*Dataset content*.
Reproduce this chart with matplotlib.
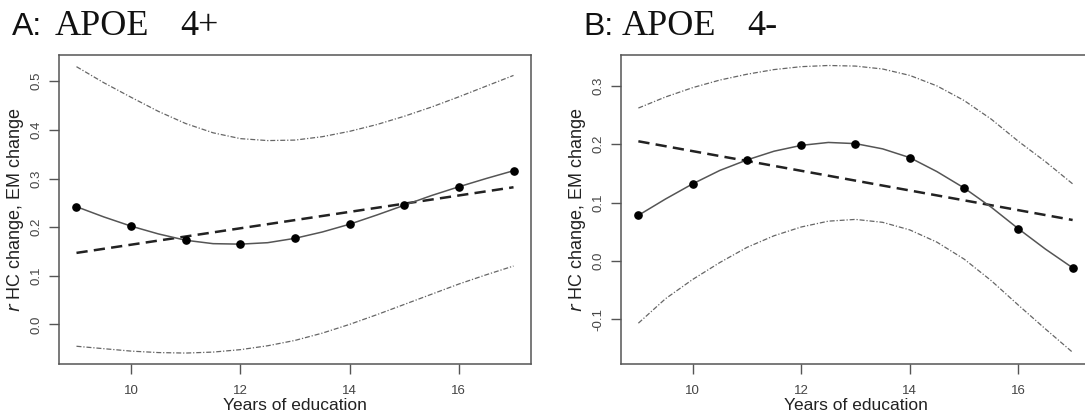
import matplotlib
matplotlib.use("Agg")
import matplotlib.pyplot as plt

# ---- data ----
years = [9, 10, 11, 12, 13, 14, 15, 16, 17]
half_years = [9, 9.5, 10, 10.5, 11, 11.5, 12, 12.5, 13, 13.5, 14, 14.5, 15, 15.5, 16, 16.5, 17]

# Panel A: APOE e4+
a_points = [0.242, 0.202, 0.173, 0.165, 0.177, 0.206, 0.245, 0.283, 0.316]
a_fit = [0.242, 0.221, 0.202, 0.186, 0.173, 0.166, 0.165, 0.168, 0.177, 0.190,
         0.206, 0.225, 0.245, 0.265, 0.283, 0.300, 0.316]
a_linear = [0.147, 0.282]
a_upper = [0.530, 0.497, 0.467, 0.438, 0.413, 0.394, 0.382, 0.378, 0.379, 0.386,
           0.397, 0.411, 0.428, 0.447, 0.468, 0.490, 0.512]
a_lower = [-0.045, -0.050, -0.055, -0.058, -0.059, -0.057, -0.052, -0.044, -0.033, -0.018,
           0.000, 0.020, 0.041, 0.062, 0.083, 0.102, 0.120]

# Panel B: APOE e4-
b_points = [0.078, 0.132, 0.173, 0.198, 0.201, 0.177, 0.125, 0.055, -0.012]
b_fit = [0.078, 0.106, 0.132, 0.155, 0.173, 0.188, 0.198, 0.203, 0.201, 0.192,
         0.177, 0.153, 0.125, 0.092, 0.055, 0.020, -0.012]
b_linear = [0.205, 0.070]
b_upper = [0.262, 0.281, 0.297, 0.310, 0.320, 0.328, 0.333, 0.335, 0.334, 0.329,
           0.318, 0.300, 0.275, 0.243, 0.205, 0.170, 0.132]
b_lower = [-0.107, -0.065, -0.032, -0.003, 0.023, 0.043, 0.058, 0.068, 0.071, 0.066,
           0.053, 0.032, 0.003, -0.034, -0.076, -0.117, -0.157]

x_ticks = [10, 12, 14, 16]
a_yticks = [0.0, 0.1, 0.2, 0.3, 0.4, 0.5]
b_yticks = [-0.1, 0.0, 0.1, 0.2, 0.3]

plt.rcParams['font.family'] = ['Liberation Sans', 'DejaVu Sans']

W, H = 1085, 418
fig = plt.figure(figsize=(W / 100, H / 100), dpi=100)


def px_axes(l, t, r, b):
    return fig.add_axes([l / W, 1 - b / H, (r - l) / W, (b - t) / H])


def draw_panel(ax, points, fit, linear, upper, lower, yticks, ylim):
    ax.plot(half_years, upper, color='#666666', lw=0.9, linestyle=(0, (4, 1.5, 1, 1.5)))
    ax.plot(half_years, lower, color='#666666', lw=0.9, linestyle=(0, (4, 1.5, 1, 1.5)))
    ax.plot([years[0], years[-1]], linear, color='#222222', lw=1.8, linestyle=(0, (4.5, 2.5)))
    ax.plot(half_years, fit, color='#555555', lw=1.1)
    ax.plot(years, points, 'o', color='black', markersize=5.2)
    ax.set_xlim(8.68, 17.32)
    ax.set_ylim(*ylim)
    ax.set_xticks(x_ticks)
    ax.set_yticks(yticks)
    ax.set_yticklabels([f"{v:.1f}" for v in yticks], rotation=90, va='center')
    for s in ax.spines.values():
        s.set_color('#555555')
        s.set_linewidth(1.1)
    ax.tick_params(axis='both', colors='#555555', labelcolor='#444444', labelsize=9.5,
                   length=7, width=1.0, direction='out')
    ax.tick_params(axis='x', pad=8)
    ax.tick_params(axis='y', pad=5)
    ax.set_xlabel('Years of education', fontsize=12.5, color='#222222', labelpad=1)
    ax.set_ylabel('$\\it{r}$ HC change, EM change', fontsize=13, color='#222222', labelpad=3)


axA = px_axes(59, 55, 531, 364)
draw_panel(axA, a_points, a_fit, a_linear, a_upper, a_lower, a_yticks, (-0.0815, 0.554))

axB = px_axes(621, 55, 1090, 364)
draw_panel(axB, b_points, b_fit, b_linear, b_upper, b_lower, b_yticks, (-0.177, 0.353))

# titles
fig.text(12 / W, 1 - 35 / H, 'A:', fontsize=23, family='Liberation Sans', va='baseline', color='#111111')
fig.text(55 / W, 1 - 35 / H, 'APOE', fontsize=26, family='Liberation Serif', va='baseline', color='#111111')
fig.text(180 / W, 1 - 35 / H, '4+', fontsize=26, family='Liberation Serif', va='baseline', color='#111111')
fig.text(583 / W, 1 - 35 / H, 'B:', fontsize=23, family='Liberation Sans', va='baseline', color='#111111')
fig.text(622 / W, 1 - 35 / H, 'APOE', fontsize=26, family='Liberation Serif', va='baseline', color='#111111')
fig.text(747 / W, 1 - 35 / H, '4-', fontsize=26, family='Liberation Serif', va='baseline', color='#111111')

fig.savefig('out.png', dpi=100, facecolor='white')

*Written task*. With all pictures left out, please transcribe exactly the lines from the start of the material through the line with "plt.rcParams['font.family'] = ['Liberation".

*Reply to the task*.
Reproduce this chart with matplotlib.
import matplotlib
matplotlib.use("Agg")
import matplotlib.pyplot as plt

# ---- data ----
years = [9, 10, 11, 12, 13, 14, 15, 16, 17]
half_years = [9, 9.5, 10, 10.5, 11, 11.5, 12, 12.5, 13, 13.5, 14, 14.5, 15, 15.5, 16, 16.5, 17]

# Panel A: APOE e4+
a_points = [0.242, 0.202, 0.173, 0.165, 0.177, 0.206, 0.245, 0.283, 0.316]
a_fit = [0.242, 0.221, 0.202, 0.186, 0.173, 0.166, 0.165, 0.168, 0.177, 0.190,
         0.206, 0.225, 0.245, 0.265, 0.283, 0.300, 0.316]
a_linear = [0.147, 0.282]
a_upper = [0.530, 0.497, 0.467, 0.438, 0.413, 0.394, 0.382, 0.378, 0.379, 0.386,
           0.397, 0.411, 0.428, 0.447, 0.468, 0.490, 0.512]
a_lower = [-0.045, -0.050, -0.055, -0.058, -0.059, -0.057, -0.052, -0.044, -0.033, -0.018,
           0.000, 0.020, 0.041, 0.062, 0.083, 0.102, 0.120]

# Panel B: APOE e4-
b_points = [0.078, 0.132, 0.173, 0.198, 0.201, 0.177, 0.125, 0.055, -0.012]
b_fit = [0.078, 0.106, 0.132, 0.155, 0.173, 0.188, 0.198, 0.203, 0.201, 0.192,
         0.177, 0.153, 0.125, 0.092, 0.055, 0.020, -0.012]
b_linear = [0.205, 0.070]
b_upper = [0.262, 0.281, 0.297, 0.310, 0.320, 0.328, 0.333, 0.335, 0.334, 0.329,
           0.318, 0.300, 0.275, 0.243, 0.205, 0.170, 0.132]
b_lower = [-0.107, -0.065, -0.032, -0.003, 0.023, 0.043, 0.058, 0.068, 0.071, 0.066,
           0.053, 0.032, 0.003, -0.034, -0.076, -0.117, -0.157]

x_ticks = [10, 12, 14, 16]
a_yticks = [0.0, 0.1, 0.2, 0.3, 0.4, 0.5]
b_yticks = [-0.1, 0.0, 0.1, 0.2, 0.3]

plt.rcParams['font.family'] = ['Liberation Sans', 'DejaVu Sans']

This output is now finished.